The lesson then is to calculate the damage and make sure you aren't
endangering the system with these flaws.  When I design FC systems I
try and calculate how much would be at risk if a worst-possible but
unlikely crypto break happens, such as a server key compromise.  If I
can keep that cost under 1% of the entire system, by way of
hypothetical example, I declare that "ok".  If I can't, I start
thinking of an additional defence-in-depth that will trigger and save
the day.

It's by no means perfect, and some would criticise that as a
declaration of defeat.	But commercial pressures often rule the day,
and a system that isn't fielded is one that delivers no security.

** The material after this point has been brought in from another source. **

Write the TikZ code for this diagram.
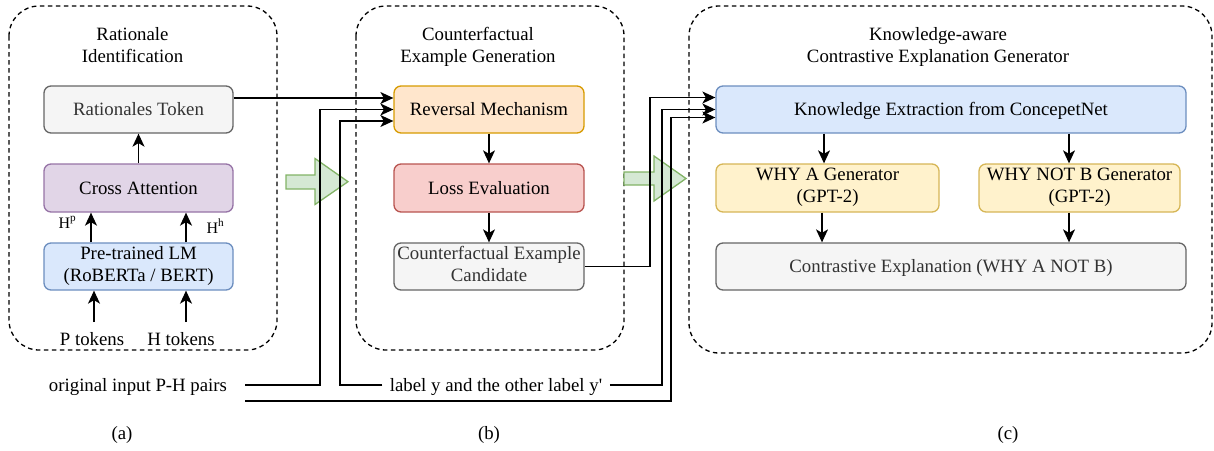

Risk analysis is the only way.	But it's also expensive to do, far too
expensive for most purposes, so we simplify this with metrics like
"total system failure thresholds."  For an FC system 1% of the float
could be a trigger for that, as most business can absorb it.  Or, if
you can't absorb that, then maybe you have other problems.

5.  One of the big lessons of failure is redundancy.  All things fail,
so all things need alternates.	I can't say it better than this closing
discussion in the engineering failure of the WTC:

 Professor Eagar: I think the terrorist danger will be other things. A
terrorist is not going to attack the things you expect him to attack.
The real problem is pipelines, electrical transmission, dams, nuclear
plants, railroads. A terrorist's job is to scare people. He or she
doesn't have to harm very many people. Anthrax is a perfect example. If
someone could wipe out one electrical transmission line and cause a
brownout in all of New York City or Los Angeles, there would be
hysteria, if people realized it was a terrorist that did it.

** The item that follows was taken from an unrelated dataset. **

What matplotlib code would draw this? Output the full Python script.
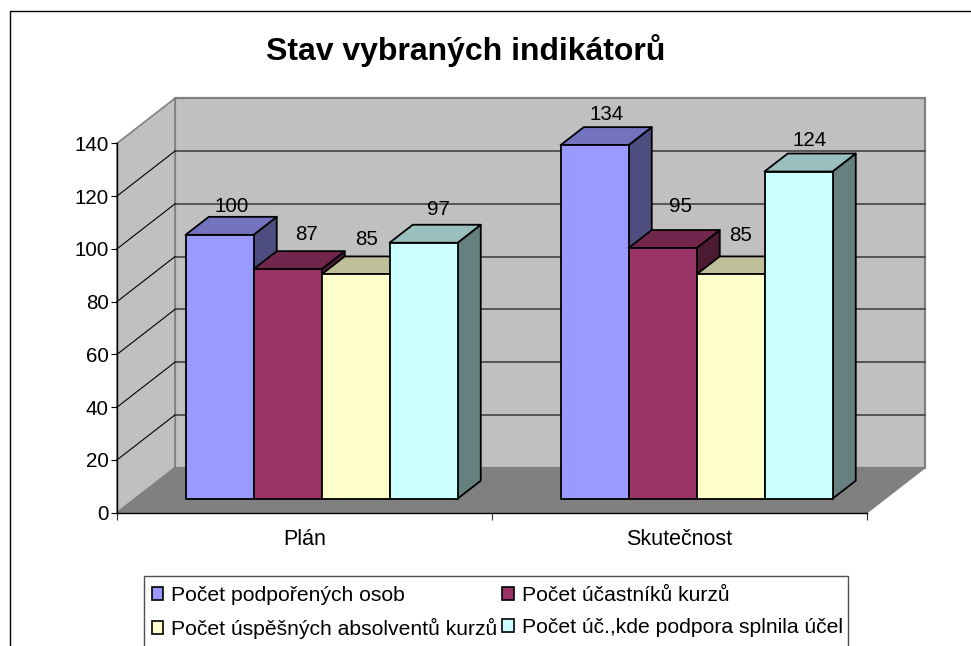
import matplotlib
matplotlib.use("Agg")
import matplotlib.pyplot as plt
from matplotlib.patches import Polygon, Patch, Rectangle
from matplotlib.lines import Line2D
from matplotlib.colors import to_rgb

plt.rcParams['font.family'] = ['Liberation Sans', 'DejaVu Sans']

# ---- data ----
categories = ["Plán", "Skutečnost"]
series_names = ["Počet podpořených osob", "Počet účastníků kurzů",
                "Počet úspěšných absolventů kurzů", "Počet úč.,kde podpora splnila účel"]
osoby = [100, 134]
ucastnici = [87, 95]
absolventi = [85, 85]
ucel = [97, 124]
series_values = [osoby, ucastnici, absolventi, ucel]
y_ticks = [0, 20, 40, 60, 80, 100, 120, 140]
title = "Stav vybraných indikátorů"

# ---- style ----
W, H = 971, 646
colors = ["#9999FF", "#993366", "#FFFFCC", "#CCFFFF"]
label_offsets = [[(12, 28), (12.5, 31)], [(19, 35), (18, 42)],
                 [(11, 35), (10.5, 39)], [(14.5, 33), (11.5, 31.5)]]
FS_TICK, FS_CAT, FS_LEG, FS_TITLE = 14.8, 15.5, 15.2, 23
WALL, FLOOR, EDGE, GRID = "#C0C0C0", "#808080", "#808080", "#555555"

fig = plt.figure(figsize=(W / 100, H / 100), dpi=100, facecolor="white")
def fx(px): return px / W
def fy(py): return 1 - py / H

# axes: x in category units, y in value units, pixel aligned with the front plane
X0, X1, Y0, Y140 = 117, 867, 512.7, 143.3
ax = fig.add_axes([fx(X0), fy(Y0), (X1 - X0) / W, (Y0 - Y140) / H])
ax.set_xlim(0, len(categories))
ax.set_ylim(0, 140)
ax.patch.set_alpha(0)

# oblique projection of the depth axis
px_per_x = (X1 - X0) / len(categories)
px_per_v = (Y0 - Y140) / 140
DX = 58 / px_per_x
DV = 45 / px_per_v
def P(x, v, d):
    return (x + d * DX, v + d * DV)

xmax, vmax = len(categories), y_ticks[-1]
# walls and floor
ax.add_patch(Polygon([P(0, 0, 1), P(xmax, 0, 1), P(xmax, vmax, 1), P(0, vmax, 1)],
                     fc=WALL, ec=EDGE, lw=1.6, clip_on=False, zorder=1))
ax.add_patch(Polygon([P(0, 0, 0), P(0, 0, 1), P(0, vmax, 1), P(0, vmax, 0)],
                     fc=WALL, ec=EDGE, lw=1.2, clip_on=False, zorder=1))
ax.add_patch(Polygon([P(0, 0, 0), P(xmax, 0, 0), P(xmax, 0, 1), P(0, 0, 1)],
                     fc=FLOOR, ec=FLOOR, lw=1, clip_on=False, zorder=1.5))
# gridlines
for v in y_ticks[1:-1]:
    a, b = P(0, v, 1), P(xmax, v, 1)
    ax.plot([a[0], b[0]], [a[1], b[1]], color=GRID, lw=1.4, clip_on=False, zorder=1.2)
    c = P(0, v, 0)
    ax.plot([c[0], a[0]], [c[1], a[1]], color="black", lw=0.8, clip_on=False, zorder=1.2)

# bars
n = len(series_values)
bar_w = 68 / px_per_x
d0, d1 = 14.0 / 45, 14.0 / 45 + 0.4
shift = -1 / px_per_x
z = 3
for c, cat in enumerate(categories):
    center = c + 0.5 + (d0 * DX) + shift
    left = center - n * bar_w / 2
    for s in range(n):
        v = series_values[s][c]
        l, r = left + s * bar_w, left + (s + 1) * bar_w
        base = P(0, 0, d0)[1]
        rgb = to_rgb(colors[s])
        side = tuple(q * 0.5 for q in rgb)
        top = tuple(q * 0.75 for q in rgb)
        def Q(x, val, d):
            return (x + (d - d0) * DX, base + val + (d - d0) * DV)
        ax.add_patch(Polygon([Q(r, 0, d0), Q(r, 0, d1), Q(r, v, d1), Q(r, v, d0)],
                             fc=side, ec="black", lw=1.3, clip_on=False, zorder=z, joinstyle="round"))
        ax.add_patch(Polygon([Q(l, v, d0), Q(r, v, d0), Q(r, v, d1), Q(l, v, d1)],
                             fc=top, ec="black", lw=1.3, clip_on=False, zorder=z + 0.1, joinstyle="round"))
        ax.add_patch(Polygon([Q(l, 0, d0), Q(r, 0, d0), Q(r, v, d0), Q(l, v, d0)],
                             fc=colors[s], ec="black", lw=1.3, clip_on=False, zorder=z + 0.2, joinstyle="round"))
        z += 0.5
        ax.annotate(str(v), xy=((l + r) / 2, base + v), xytext=label_offsets[s][c],
                    textcoords="offset pixels", ha="center", va="center",
                    fontsize=FS_TICK, color="black", zorder=50, annotation_clip=False)

# axes furniture
for sp in ("top", "right"):
    ax.spines[sp].set_visible(False)
for sp in ("left", "bottom"):
    ax.spines[sp].set_linewidth(1.0)
    ax.spines[sp].set_color("black")
    ax.spines[sp].set_zorder(20)
ax.set_yticks(y_ticks)
ax.set_xticks(range(len(categories) + 1))
ax.set_xticklabels([])
ax.set_xticks([i + 0.5 for i in range(len(categories))], minor=True)
ax.set_xticklabels(categories, minor=True, fontsize=FS_CAT)
ax.tick_params(axis="x", which="major", length=5, width=0.8, color="#303030")
ax.tick_params(axis="x", which="minor", length=0, pad=11.5)
ax.tick_params(axis="y", length=4.5, width=0.8, pad=1.5, labelsize=FS_TICK)

# title
fig.text(fx(466), fy(51), title, ha="center", va="center", fontsize=FS_TITLE,
         fontweight="bold", color="black")

# chart frame (cut by the image on the right and the bottom)
fig.add_artist(Line2D([fx(9.5), fx(9.5), fx(W + 5)], [fy(H + 5), fy(10.5), fy(10.5)],
                      color="black", lw=1.0))

# legend (filled column by column, so reorder to read row by row)
fig.add_artist(Rectangle((fx(144), fy(H + 10)), (848 - 144) / W, (H + 10 - 576) / H,
                         fc="white", ec="#505050", lw=1.0, transform=fig.transFigure, zorder=4))
order = [0, 2, 1, 3]
handles = [Patch(fc=colors[i], ec="black", lw=1.2) for i in order]
leg = fig.legend(handles, [series_names[i] for i in order], ncol=2, frameon=False, fontsize=FS_LEG,
                 loc="upper left", bbox_to_anchor=(fx(151.5), fy(586)),
                 borderaxespad=0, borderpad=0, handlelength=0.56, handleheight=0.56,
                 handletextpad=0.37, columnspacing=0.22, labelspacing=0.63)
leg.set_zorder(5)

fig.savefig("out.png", dpi=100, facecolor="white")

 Fortunately, we have enough redundancy -- the same type of redundancy
we talk about structurally in the World Trade Center -- in our
electrical distribution. We have that redundancy built in. I shouldn't
say this, but this was how Enron was able to build up a business,
because they could transfer their energy from wherever they were
producing it into California, which was having problems, and make a
fortune -- for a short period of time. 

 NOVA: Gas pipelines don't have redundancy built in, though. 

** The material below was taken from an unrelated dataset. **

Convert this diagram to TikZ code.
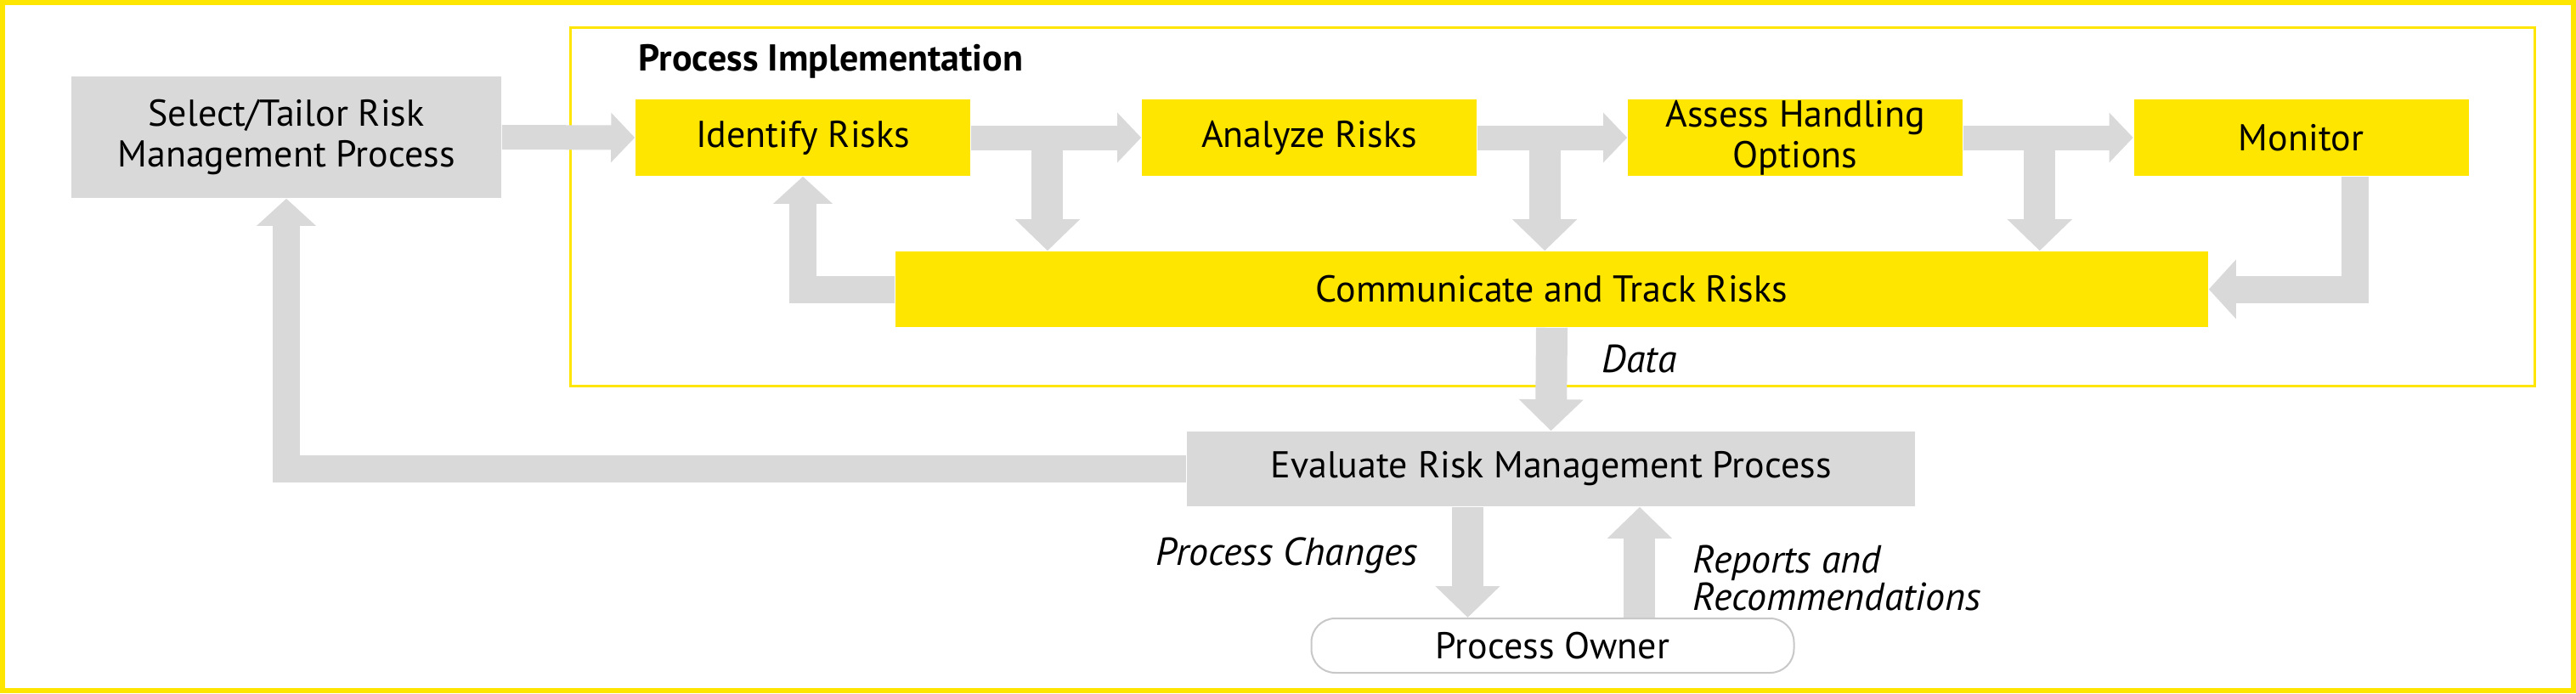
\documentclass[tikz,border=0pt]{standalone}
\usepackage{fontspec}
\setmainfont{PT Sans}
\usetikzlibrary{calc,arrows.meta}
\definecolor{eyyellow}{HTML}{FFE600}
\definecolor{boxgray}{HTML}{D9D9D9}
\definecolor{rimgray}{HTML}{C8C8C8}

\begin{document}
\begin{tikzpicture}[x=0.25pt,y=-0.25pt,
    every node/.style={font=\fontsize{11}{12}\selectfont},
    stagebox/.style={fill=eyyellow,inner sep=0pt,minimum width=98.5pt,minimum height=22.5pt,align=center},
    evalbox/.style={fill=boxgray,inner sep=0pt,align=center},
    harrow/.style={draw=boxgray,line width=7.25pt,-{Triangle[width=14.25pt,length=7pt]}},
    varrow/.style={draw=boxgray,line width=9.25pt,-{Triangle[width=18.5pt,length=9.25pt]}},
    looparrow/.style={draw=boxgray,line width=8pt,-{Triangle[width=17pt,length=8pt]}},
    tag/.style={font=\fontsize{11.5}{11}\selectfont\itshape,inner sep=0pt}]
              \useasboundingbox (0,0) rectangle (3032,816);
              % frames
              \draw[eyyellow,line width=1.5pt] (3,3) rectangle (3029,813);
              \draw[eyyellow,line width=0.75pt] (671,32) rectangle (2983,454);
              \node[anchor=base west,inner sep=0pt,font=\fontsize{11}{12}\selectfont\bfseries] (impl) at (751,83) {Process Implementation};
              % boxes
              \node[evalbox,minimum width=126.5pt,minimum height=35.75pt] (sel) at (337,161.5) {Select/Tailor Risk\\Management Process};
              \node[stagebox] (ident) at (945,162) {Identify Risks};
              \node[stagebox] (anal) at (1541,162) {Analyze Risks};
              \node[stagebox] (assess) at (2113,162) {Assess Handling\\Options};
              \node[stagebox] (mon) at (2708.5,162) {Monitor};
              \node[stagebox,minimum width=386.25pt,minimum height=22.25pt] (comm) at (1826.5,340.5) {Communicate and Track Risks};
              \node[evalbox,minimum width=214.25pt,minimum height=22pt] (eval) at (1825.5,552) {Evaluate Risk Management Process};
              \node[draw=rimgray,line width=0.5pt,rounded corners=7pt,fill=white,minimum width=142pt,minimum height=16pt,inner sep=0pt] (owner) at (1827.5,760) {Process Owner};
              % arrows
              \foreach \a/\b in {ident/anal,anal/assess,assess/mon}{
                \draw[harrow] (\a.east) -- (\b.west);
                \coordinate (t\a) at ($(\a.east)!0.45!(\b.west)$);
                \draw[varrow] (t\a) -- (t\a |- comm.north);
              }
              \draw[harrow] (sel.east) -- (ident.west);
              \draw[looparrow] (comm.west) -| (ident.south);
              \coordinate (mdrop) at ($(mon.south west)!0.66!(mon.south east)$);
              \draw[looparrow] (mdrop) |- (comm.east);
              \draw[varrow] (comm.south) -- (eval.north);
              \draw[looparrow] (eval.west) -| (sel.south);
              \coordinate (chg) at ([xshift=-24.5pt]eval.south);
              \draw[varrow] (chg) -- (chg |- owner.north);
              \coordinate (rep) at ([xshift=25.6pt]owner.north);
              \draw[varrow] (rep) -- (rep |- eval.south);
              % labels
              \node[tag,anchor=base west] (data) at (1885,438) {Data};
              \node[tag,anchor=base east] (chglbl) at (1670,665) {Process Changes};
              \node[tag,anchor=base west,align=left] (replbl) at (1992,718) {Reports and\\Recommendations};
            \end{tikzpicture}
\end{document}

 Eagar: No, but one advantage of a gas pipeline is the damage you can
do to it is relatively limited. You might be able to destroy several
hundred yards of it, but that's not wiping out a whole city. The bigger
problem with taking out a gas pipeline is if you do it in the middle of
winter, and that gas pipeline is heating 20 percent of the homes in the
Northeast. Then all of a sudden you have 20 percent less fuel, and
everybody's going to have to turn the thermostat down, and you're going
to terrorize 30 million people. 

 The lesson we have to learn about this kind of terrorism is we have to
design flexible and redundant systems, so that we're not completely
dependent on any one thing, whether it's a single gas pipeline bringing
heat to a particular area or whatever. 

 Remember the energy crisis in 1973? That terrorized people. People
were sitting in long lines at gas pumps. It takes five or 10 years for
society to readjust to a problem like that. What happened in the energy
crisis in 1973 was we had essentially all our eggs in one basket -- the
oil basket. But by 1983, electric generating plants could flip a switch
and change from oil to coal or gas, so no one could hold a gun to our
head like they did before. 

(Snippet taken from some site that tries and fails to make a conspiracy
case. 
http://911research.wtc7.net/disinfo/experts/articles/eagar_nova/nova_ea
gar1.html
http://911research.wtc7.net/disinfo/experts/articles/eagar_nova/nova_ea
gar2.html
)

Good stuff.  Now try and design a system of money issuance that doesn't
have a single point of failure - that's good FC engineering.